Towards Effective User Attribution for Latent Diffusion Models via Watermark-Informed Blending
Yongyang Pan, Xiaohong Liu, Siqi Luo, Yi Xin, Xiao Guo, Xiaoming Liu, Xiongkuo Min, Guangtao Zhai
TL;DR
TEAWIB tackles unauthorized use of latent diffusion models by embedding user-specific watermarks directly into the decoder through a watermark-informed blending approach that requires no retraining and preserves high image fidelity. It introduces Dynamic Watermark Blending (DWB) and Image Quality Preservation (IQP) to achieve robust, invisible watermarks, supported by a watermark extraction loss and perceptual loss to maintain perceptual similarity. Comprehensive MS-COCO experiments show state-of-the-art image quality (PSNR ≈ 39.2 dB, SSIM ≈ 0.985, low LPIPS) and near-perfect watermark detectability (≈99% with extremely low FPR) even under post-processing and large-scale identification scenarios. The framework also demonstrates resilience to deliberate watermark removal attempts and supports scalable attribution for large user populations via a Ready-to-Use configuration, with limitations currently limited to text-to-image generation and planned extensions to other modalities.
Abstract
Rapid advancements in multimodal large language models have enabled the creation of hyper-realistic images from textual descriptions.
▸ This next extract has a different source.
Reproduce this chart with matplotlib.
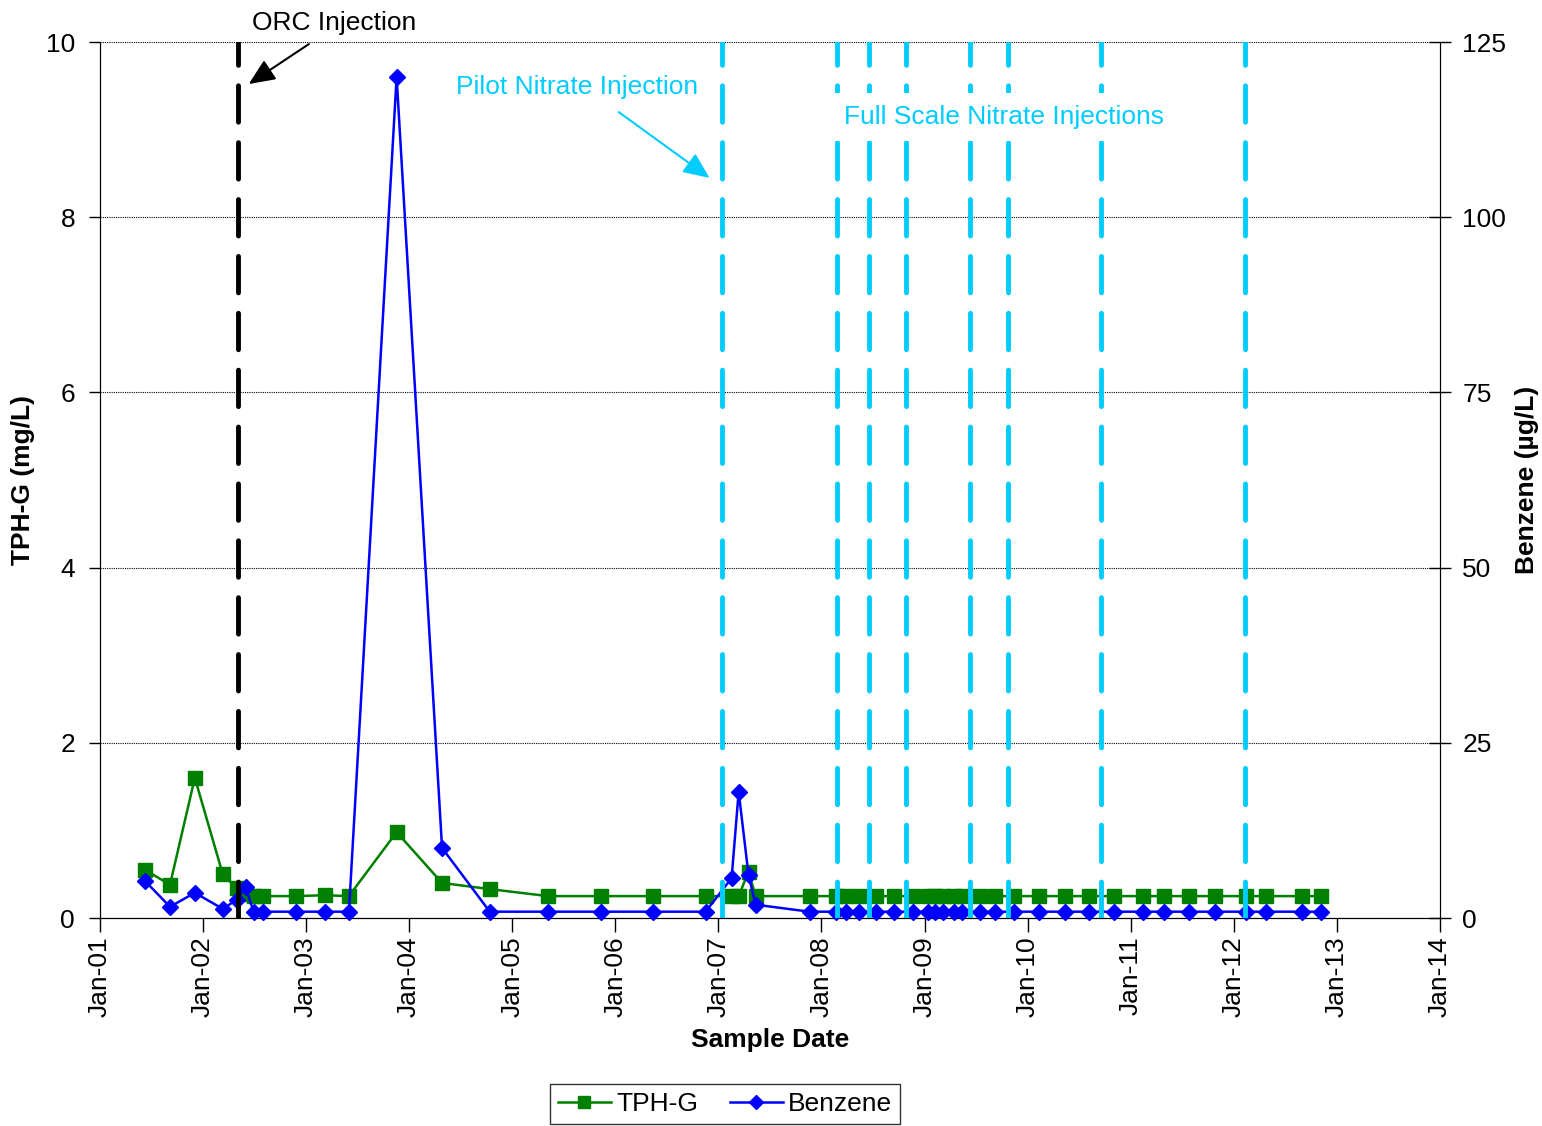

However, these advancements also raise significant concerns about unauthorized use, which hinders their broader distribution. Traditional watermarking methods often require complex integration or degrade image quality. To address these challenges, we introduce a novel framework Towards Effective user Attribution for latent diffusion models via Watermark-Informed Blending (TEAWIB). TEAWIB incorporates a unique ready-to-use configuration approach that allows seamless integration of user-specific watermarks into generative models. This approach ensures that each user can directly apply a pre-configured set of parameters to the model without altering the original model parameters or compromising image quality. Additionally, noise and augmentation operations are embedded at the pixel level to further secure and stabilize watermarked images. Extensive experiments validate the effectiveness of TEAWIB, showcasing the state-of-the-art performance in perceptual quality and attribution accuracy.